We talked for a long while that day and lit a few candles in
that heart of hers to lighten up the darkest places. Tina cried and she cried
and she cried. And I listened and held her, hard, the best way I knew how.
A few weeks later, it was nearing Thanksgiving. I knew Tina
and her family wouldn’t have much but I didn’t say a thing. Until one day, the
last day of school before the holiday break, I had to.
“Tina?” I said to her, after she
watched her little girl run into the classroom to play with friends. “I have
something for you,” and I motioned for her to come with me.

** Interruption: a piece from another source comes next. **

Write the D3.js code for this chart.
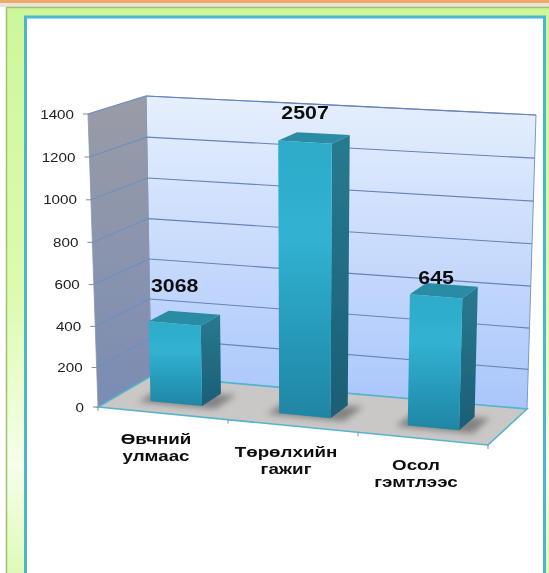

As we walked to my car, I told Tina a story about an old lady
who had a lot of money. I told her how the old lady was angry and hurt because
no one cared, and no one needed her, not even her money. But after a while, that old lady realized that for people
to care about her maybe she needed to start caring herself, first. Maybe if she
gave, maybe if she smiled, maybe if she looked someone straight in the eye with
kindness from her heart, maybe then, what she needed herself would be returned.
Tina
listened and smiled to herself, thinking as we walked.
“So this old lady,” I said, “she
knew I worked in the projects and decided that she’d try giving right away.
So she gave me some money and told me what to buy.” I opened the trunk of my
car.
Tina looked in at a turkey and all
the fixings for a Thanksgiving feast. She covered her mouth and her eyes filled
with tears. “For me?” she said. “Really? For me and my babies? Well, I never—”
My own eyes
started welling up, too. “She asked me to give all this to someone who was in
danger of thinking no one cared. And for me to tell you she did. She didn’t
want any thanks, she just wanted you to not stop believing that the world is a
good and kind place. For it is, Tina. It is.”
We hugged that day in the cold, dirty parking lot of
Raleigh’s toughest neighborhood. Around us there was anger and ugly, but the
two of us, together we were our own little island. And that was all
that mattered. That, and that Tina never felt indebted to me for buying her
Thanksgiving dinner that year.
* * *
Listen. Listen to faces and eyes and words, and how she carries her
body. Listen when you want to believe the world is a good and kind
place. Listen to hearts with your own. Listen as you wish others would listen
to you…and they will. Ohhh, they will. Yes, they will, indeed.